## START
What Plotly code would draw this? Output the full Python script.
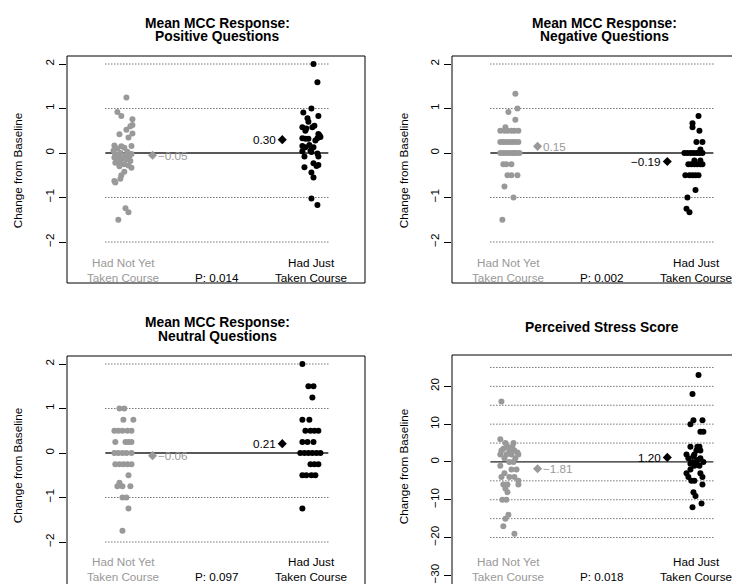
import plotly.graph_objects as go

# ---------------- data ----------------
panel_titles = [["Mean MCC Response:", "Positive Questions"],
                ["Mean MCC Response:", "Negative Questions"],
                ["Mean MCC Response:", "Neutral Questions"],
                ["Perceived Stress Score"]]
group_labels = [["Had Not Yet", "Taken Course"], ["Had Just", "Taken Course"]]
y_title = "Change from Baseline"
p_values = ["0.014", "0.002", "0.097", "0.018"]
mean_not = [-0.05, 0.15, -0.06, -1.81]
mean_just = [0.30, -0.19, 0.21, 1.20]
y_ticks = [[-2, -1, 0, 1, 2], [-2, -1, 0, 1, 2], [-2, -1, 0, 1, 2],
           [-30, -20, -10, 0, 10, 20]]
guide_levels = [[-2, -1, 1, 2], [-2, -1, 1, 2], [-2, -1, 1, 2],
                [-20, -15, -10, -5, 5, 10, 15, 20, 25]]

# Positive questions
pos_not = [1.25, 0.92, 0.83, 0.76, 0.63, 0.60, 0.52, 0.44, 0.42, 0.35,
           0.16, 0.17, 0.15, 0.12, 0.10, 0.05, 0.03, 0.00, -0.02, -0.03,
           -0.05, -0.07, -0.08, -0.10, -0.12, -0.14, -0.15, -0.18, -0.20, -0.22,
           -0.25, -0.28, -0.30, -0.33, -0.42, -0.50, -0.58, -0.63, -0.66, -1.24,
           -1.33, -1.50]
pos_not_jit = [0.016, -0.032, -0.011, 0.048, 0.048, 0.037, 0.016, 0.048, -0.021, 0.027,
               0.043, -0.048, -0.011, 0.005, -0.032, -0.053, 0.021, -0.016, 0.043, -0.043,
               0.011, -0.027, 0.032, -0.048, -0.005, 0.016, -0.032, 0.037, -0.016, -0.043,
               0.005, 0.027, -0.021, 0.043, 0.005, -0.011, -0.016, -0.048, -0.043, 0.011,
               0.027, -0.027]
pos_just = [2.00, 1.59, 1.00, 0.91, 0.83, 0.78, 0.70, 0.61, 0.58, 0.58,
            0.55, 0.50, 0.43, 0.40, 0.33, 0.33, 0.32, 0.32, 0.18, 0.16,
            0.13, 0.13, 0.05, 0.04, 0.02, -0.01, -0.08, -0.08, -0.23, -0.27,
            -0.29, -0.32, -0.44, -0.55, -1.02, -1.17, 0.36, 0.28]
pos_just_jit = [0.011, 0.032, 0.0, -0.043, 0.037, -0.021, -0.016, 0.016, -0.048, 0.005,
                -0.027, -0.032, 0.037, 0.043, -0.048, 0.032, -0.032, -0.016, -0.011, -0.048,
                -0.032, 0.011, -0.005, -0.048, 0.0, 0.032, 0.037, -0.037, 0.011, 0.037,
                0.027, -0.037, 0.0, 0.011, 0.0, 0.032, 0.048, 0.021]

# Negative questions
neg_not = [1.33, 1.00, 0.92, 0.75, 0.58,
           0.5, 0.5, 0.5, 0.5, 0.5, 0.5,
           0.25, 0.25, 0.25, 0.25, 0.25, 0.25, 0.25,
           0, 0, 0, 0, 0, 0, 0, 0,
           -0.25, -0.25, -0.25, -0.5, -0.5, -0.5, -0.75, -1.0, -1.5]
neg_not_jit = [0.037, 0.048, 0.0, 0.037, -0.016,
               -0.043, -0.021, -0.005, 0.016, 0.032, 0.053,
               -0.043, -0.027, -0.011, 0.005, 0.021, 0.037, 0.053,
               -0.043, -0.027, -0.011, 0.005, 0.021, 0.032, 0.043, 0.059,
               -0.027, -0.011, 0.016, -0.005, 0.016, 0.048, -0.021, 0.027, -0.032]
neg_just = [0.83, 0.67, 0.58, 0.5, 0.25, 0.25, 0.08,
            0, 0, 0, 0, 0, 0, 0,
            -0.17, -0.17,
            -0.25, -0.25, -0.25, -0.25, -0.25, -0.25,
            -0.5, -0.5, -0.5, -0.5, -0.5,
            -0.83, -1.0, -1.25, -1.33]
neg_just_jit = [0.011, -0.021, -0.021, 0.016, 0.0, 0.032, 0.021,
                -0.064, -0.048, -0.032, -0.016, 0.0, 0.016, 0.032,
                -0.011, 0.021,
                -0.043, -0.027, -0.011, 0.005, 0.021, 0.032,
                -0.059, -0.037, -0.021, -0.005, 0.011,
                -0.005, -0.048, -0.053, -0.037]

# Neutral questions
neu_not = [1.0, 1.0, 0.75, 0.75,
           0.5, 0.5, 0.5, 0.5, 0.5,
           0.25, 0.25, 0.25, 0.25,
           0, 0, 0, 0, 0,
           -0.25, -0.25, -0.25, -0.25, -0.25,
           -0.5, -0.67, -0.75, -0.75, -0.75, -1.0, -1.0, -1.25, -1.75]
neu_not_jit = [-0.021, 0.005, 0.0, 0.053,
               -0.048, -0.027, -0.005, 0.021, 0.043,
               -0.043, 0.011, 0.027, 0.043,
               -0.048, -0.027, -0.005, 0.016, 0.043,
               -0.043, -0.021, 0.0, 0.021, 0.043,
               0.027, -0.021, -0.032, -0.005, 0.037, -0.005, 0.016, 0.027, -0.005]
neu_just = [2.0, 1.5, 1.5, 1.25, 0.75, 0.75,
            0.5, 0.5, 0.5, 0.5,
            0.25, 0.25, 0.25,
            0, 0, 0, 0, 0, 0,
            -0.25, -0.25, -0.25,
            -0.5, -0.5, -0.5, -0.5, -1.25]
neu_just_jit = [-0.048, -0.016, 0.011, 0.005, -0.048, -0.011,
                -0.032, -0.005, 0.016, 0.037,
                -0.048, -0.021, 0.011,
                -0.059, -0.037, -0.016, 0.005, 0.027, 0.048,
                -0.005, 0.016, 0.037,
                -0.048, -0.027, 0.0, 0.021, -0.048]

# Perceived stress score
pss_not = [16, 6, 5, 5, 4, 3.5, 3, 3, 3, 3, 2.5, 2, 2, 2, 2, 1, 1, 0, 0, -1,
           -2, -2, -3, -4, -4, -4, -5, -6, -6, -6, -7, -8, -10, -10, -14, -15,
           -17, -19, 4]
pss_not_jit = [-0.037, -0.043, -0.016, 0.027, -0.005, -0.027, 0.005, 0.032, -0.037, 0.016,
               0.048, -0.043, -0.011, 0.016, 0.053, 0.037, -0.021, 0.005, 0.027, -0.043,
               0.016, 0.043, -0.021, -0.037, 0.005, 0.032, 0.053, -0.027, -0.005, 0.053,
               -0.016, -0.005, -0.032, -0.011, 0.0, -0.016, -0.027, 0.032, 0.021]
pss_just = [23, 18, 11, 11, 10, 8, 8, 4, 4, 4, 3, 3, 2, 2, 1.5, 1, 1, 0.5, 0, 0,
            0, -0.5, -1, -1, -2, -3, -3, -4, -4, -5, -5, -6, -8, -9, -11, -12]
pss_just_jit = [0.011, -0.021, -0.016, 0.032, -0.032, 0.021, 0.037, -0.032, 0.005, 0.016,
                0.0, 0.021, -0.053, -0.011, -0.016, 0.021, -0.043, 0.005, -0.021, 0.0,
                0.037, -0.032, -0.011, 0.016, -0.032, -0.053, 0.021, -0.043, 0.032, -0.027,
                -0.011, 0.032, -0.016, -0.005, 0.027, -0.021]

not_y = [pos_not, neg_not, neu_not, pss_not]
not_jit = [pos_not_jit, neg_not_jit, neu_not_jit, pss_not_jit]
just_y = [pos_just, neg_just, neu_just, pss_just]
just_jit = [pos_just_jit, neg_just_jit, neu_just_jit, pss_just_jit]

# ---------------- layout geometry ----------------
# the page body has an 8px margin, so the figure is placed at (8, 8)
OFF = 8
W, H = 740 - OFF, 584 - OFF
GRAY = "#999999"
FONT = "Liberation Sans, Arial, Helvetica, sans-serif"
FS = 11.7

# boxes in window pixels (left, right, top, bottom)
boxes = [(67, 365, 56, 283), (452, 738, 56, 283), (67, 365, 356, 584), (452, 738, 355, 584)]
xranges = [[0.70, 2.285], [0.70, 2.221], [0.70, 2.285], [0.70, 2.221]]
yranges = [[-2.921, 2.180], [-2.921, 2.180], [-2.944, 2.180], [-32.3, 28.3]]
title_pos = [[(217.7, 23.3), (217.7, 36.5)], [(604.5, 23.3), (604.5, 36.5)],
             [(217.7, 322.3), (217.7, 336.7)], [(601.7, 327.3)]]
ytitle_pos = [(17.3, 170), (403.3, 170), (17.3, 465), (403.3, 466)]
label_rows = [(262.5, 277), (262.5, 277), (561.3, 576), (561.3, 576)]
bottom_open = [False, False, True, True]

X_NOT, X_JUST = 1.0, 2.0
X_MEAN_NOT, X_MEAN_JUST = 1.155, 1.845
GUIDE_X = (0.904, 2.09)


def px(xp):
    return (xp - OFF) / W


def py(yp):
    return 1 - (yp - OFF) / H


def fmt(v):
    s = "%.2f" % abs(v)
    return ("\u2212" + s) if v < 0 else s


fig = go.Figure()
shapes = []
annotations = []
layout_axes = {}

for i in range(4):
    sfx = "" if i == 0 else str(i + 1)
    xa, ya = "x" + sfx, "y" + sfx
    x0, x1, y0, y1 = boxes[i]
    layout_axes["xaxis" + sfx] = dict(domain=[px(x0), min(1, px(x1))], range=xranges[i],
                                      visible=False, anchor=ya, fixedrange=True)
    layout_axes["yaxis" + sfx] = dict(
        domain=[max(0, py(y1)), py(y0)], range=yranges[i], anchor=xa,
        tickvals=y_ticks[i],
        ticktext=[("\u2212" + str(abs(v))) if v < 0 else str(v) for v in y_ticks[i]],
        ticks="outside", ticklen=7, tickwidth=1, tickcolor="black",
        tickangle=-90, tickfont=dict(family=FONT, size=FS, color="black"),
        showgrid=False, zeroline=False, showline=False, fixedrange=True)

    # dotted guide lines and solid zero line
    for lv in guide_levels[i]:
        shapes.append(dict(type="line", xref=xa, yref=ya, x0=GUIDE_X[0], x1=GUIDE_X[1],
                           y0=lv, y1=lv, layer="below",
                           line=dict(color="#333333", width=1, dash="1px,2px")))
    shapes.append(dict(type="line", xref=xa, yref=ya, x0=GUIDE_X[0], x1=GUIDE_X[1],
                       y0=0, y1=0, layer="below", line=dict(color="#222222", width=1.3)))
    # box
    shapes.append(dict(type="rect", xref=xa + " domain", yref=ya + " domain",
                       x0=0, x1=1, y0=(-0.05 if bottom_open[i] else 0), y1=1,
                       line=dict(color="black", width=1), fillcolor="rgba(0,0,0,0)",
                       layer="above"))

    # points
    fig.add_trace(go.Scatter(x=[X_NOT + j for j in not_jit[i]], y=not_y[i], xaxis=xa, yaxis=ya,
                             mode="markers", marker=dict(color=GRAY, size=6, line=dict(width=0)),
                             hoverinfo="y"))
    fig.add_trace(go.Scatter(x=[X_JUST + j for j in just_jit[i]], y=just_y[i], xaxis=xa, yaxis=ya,
                             mode="markers", marker=dict(color="black", size=6, line=dict(width=0)),
                             hoverinfo="y"))
    # means
    fig.add_trace(go.Scatter(x=[X_MEAN_NOT], y=[mean_not[i]], xaxis=xa, yaxis=ya, mode="markers",
                             marker=dict(symbol="diamond", color=GRAY, size=7, line=dict(width=0))))
    fig.add_trace(go.Scatter(x=[X_MEAN_JUST], y=[mean_just[i]], xaxis=xa, yaxis=ya, mode="markers",
                             marker=dict(symbol="diamond", color="black", size=7, line=dict(width=0))))

    annotations.append(dict(x=X_MEAN_NOT, y=mean_not[i], xref=xa, yref=ya, text=fmt(mean_not[i]),
                            showarrow=False, xanchor="left", yanchor="middle", xshift=3,
                            font=dict(family=FONT, size=FS, color=GRAY)))
    annotations.append(dict(x=X_MEAN_JUST, y=mean_just[i], xref=xa, yref=ya, text=fmt(mean_just[i]),
                            showarrow=False, xanchor="right", yanchor="middle", xshift=-4,
                            font=dict(family=FONT, size=FS, color="black")))

    # group labels and p value
    r1, r2 = label_rows[i]
    for gx, glab, col in [(X_NOT, group_labels[0], GRAY), (X_JUST, group_labels[1], "black")]:
        for txt, ry in zip(glab, (r1, r2)):
            annotations.append(dict(x=gx, y=py(ry), xref=xa, yref="paper", text=txt,
                                    showarrow=False, xanchor="center", yanchor="middle",
                                    font=dict(family=FONT, size=FS, color=col)))
    annotations.append(dict(x=(X_NOT + X_JUST) / 2, y=py(r2), xref=xa, yref="paper",
                            text="P: " + p_values[i], showarrow=False, xanchor="center",
                            yanchor="middle", font=dict(family=FONT, size=FS, color="black")))

    # titles
    for txt, (tx, ty) in zip(panel_titles[i], title_pos[i]):
        annotations.append(dict(x=px(tx), y=py(ty), xref="paper", yref="paper",
                                text="<b>" + txt + "</b>", showarrow=False,
                                xanchor="center", yanchor="middle",
                                font=dict(family=FONT, size=13.8, color="black")))
    # y title
    yx, yy = ytitle_pos[i]
    annotations.append(dict(x=px(yx), y=py(yy), xref="paper", yref="paper", text=y_title,
                            showarrow=False, textangle=-90, xanchor="center", yanchor="middle",
                            font=dict(family=FONT, size=FS, color="black")))

fig.update_layout(width=W, height=H, margin=dict(l=0, r=0, t=0, b=0),
                  paper_bgcolor="white", plot_bgcolor="white", showlegend=False,
                  shapes=shapes, annotations=annotations, **layout_axes)

fig.write_html("out.html")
## END
* _The exercise_: Transcribe exactly, with no pictures, the lines running from the first line of the material through the line holding "import plotly.graph_objects as go".

* _Reply_:
What Plotly code would draw this? Output the full Python script.
import plotly.graph_objects as go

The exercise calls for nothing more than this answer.